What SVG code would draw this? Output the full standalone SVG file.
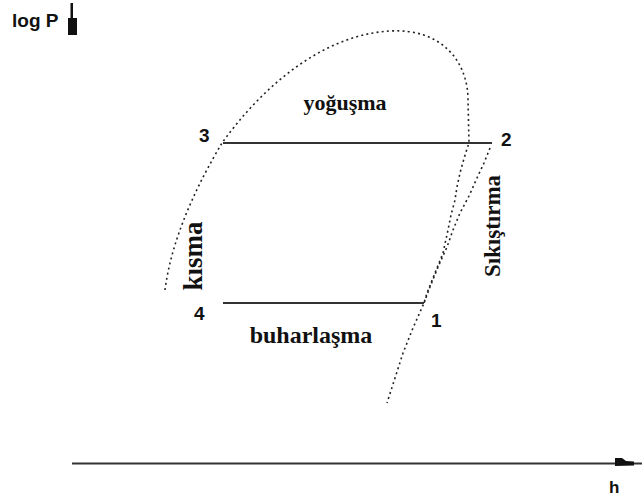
<svg xmlns="http://www.w3.org/2000/svg" width="642" height="500" viewBox="0 0 642 500">
<style>
.bg{fill:#fff}
.line{stroke:#333;stroke-width:2;fill:none}
.dot{stroke:#222;stroke-width:1.6;fill:none;stroke-dasharray:2 3.2}
.lbl{font-family:"Liberation Serif",serif;font-weight:bold;fill:#111}
.num{font-family:"Liberation Sans",Arial,sans-serif;font-weight:bold;fill:#111}
</style>
<rect class="bg" x="0" y="0" width="642" height="500"/>
<g id="axes">
<text class="num" x="12" y="27" font-size="19">log P</text>
<polygon points="70.5,3 73,3 73,18 77,18 77,35 68,35 68,18 70.5,18" fill="#111"/>
<line class="line" x1="72" y1="463.5" x2="642" y2="463.5" stroke="#111"/>
<polygon points="615,458 622,458 626,461 634,461.5 634,465.5 615,466" fill="#111"/>
<text class="num" x="609" y="493" font-size="17">h</text>
</g>
<g id="connectors">
<path id="dome" class="dot" d="M165,290 C172,235 200,180 222,143 C260,90 320,35 390,31 C440,28 468,60 468,100 L469,143 L466,152 L463,162 L460,173 L457,187 L455,200 L451,215 L448,230 L443,253 L435,273 L427,293 L424,303 L413,328 L403,353 L395,378 L387,403"/>
<polyline id="compression" class="dot" points="490,148 484,163 477,178 469,196 460,213 453,230 447,247 438,267 430,287 424,303"/>
<line id="cond" class="line" x1="223" y1="143" x2="492" y2="143"/>
<line id="evap" class="line" x1="223" y1="303" x2="424" y2="303"/>
</g>
<g id="p3"><text class="num" x="199" y="142" font-size="19">3</text></g>
<g id="p2"><text class="num" x="501" y="146" font-size="19">2</text></g>
<g id="p4"><text class="num" x="194" y="320" font-size="19">4</text></g>
<g id="p1"><text class="num" x="431" y="327" font-size="19">1</text></g>
<g id="labels">
<text class="lbl" x="345" y="110" font-size="22" text-anchor="middle">yoğuşma</text>
<text class="lbl" x="311" y="343" font-size="24" text-anchor="middle">buharlaşma</text>
<text class="lbl" transform="translate(202,256) rotate(-90)" font-size="27" text-anchor="middle">kısma</text>
<text class="lbl" transform="translate(500,226) rotate(-90)" font-size="23" text-anchor="middle">Sıkıştırma</text>
</g>
</svg>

──────

* [Goal of the exercise]:
Copy the material above in full and exactly, skipping pictures.

* [Answer to the exercise]:
What SVG code would draw this? Output the full standalone SVG file.
<svg xmlns="http://www.w3.org/2000/svg" width="642" height="500" viewBox="0 0 642 500">
<style>
.bg{fill:#fff}
.line{stroke:#333;stroke-width:2;fill:none}
.dot{stroke:#222;stroke-width:1.6;fill:none;stroke-dasharray:2 3.2}
.lbl{font-family:"Liberation Serif",serif;font-weight:bold;fill:#111}
.num{font-family:"Liberation Sans",Arial,sans-serif;font-weight:bold;fill:#111}
</style>
<rect class="bg" x="0" y="0" width="642" height="500"/>
<g id="axes">
<text class="num" x="12" y="27" font-size="19">log P</text>
<polygon points="70.5,3 73,3 73,18 77,18 77,35 68,35 68,18 70.5,18" fill="#111"/>
<line class="line" x1="72" y1="463.5" x2="642" y2="463.5" stroke="#111"/>
<polygon points="615,458 622,458 626,461 634,461.5 634,465.5 615,466" fill="#111"/>
<text class="num" x="609" y="493" font-size="17">h</text>
</g>
<g id="connectors">
<path id="dome" class="dot" d="M165,290 C172,235 200,180 222,143 C260,90 320,35 390,31 C440,28 468,60 468,100 L469,143 L466,152 L463,162 L460,173 L457,187 L455,200 L451,215 L448,230 L443,253 L435,273 L427,293 L424,303 L413,328 L403,353 L395,378 L387,403"/>
<polyline id="compression" class="dot" points="490,148 484,163 477,178 469,196 460,213 453,230 447,247 438,267 430,287 424,303"/>
<line id="cond" class="line" x1="223" y1="143" x2="492" y2="143"/>
<line id="evap" class="line" x1="223" y1="303" x2="424" y2="303"/>
</g>
<g id="p3"><text class="num" x="199" y="142" font-size="19">3</text></g>
<g id="p2"><text class="num" x="501" y="146" font-size="19">2</text></g>
<g id="p4"><text class="num" x="194" y="320" font-size="19">4</text></g>
<g id="p1"><text class="num" x="431" y="327" font-size="19">1</text></g>
<g id="labels">
<text class="lbl" x="345" y="110" font-size="22" text-anchor="middle">yoğuşma</text>
<text class="lbl" x="311" y="343" font-size="24" text-anchor="middle">buharlaşma</text>
<text class="lbl" transform="translate(202,256) rotate(-90)" font-size="27" text-anchor="middle">kısma</text>
<text class="lbl" transform="translate(500,226) rotate(-90)" font-size="23" text-anchor="middle">Sıkıştırma</text>
</g>
</svg>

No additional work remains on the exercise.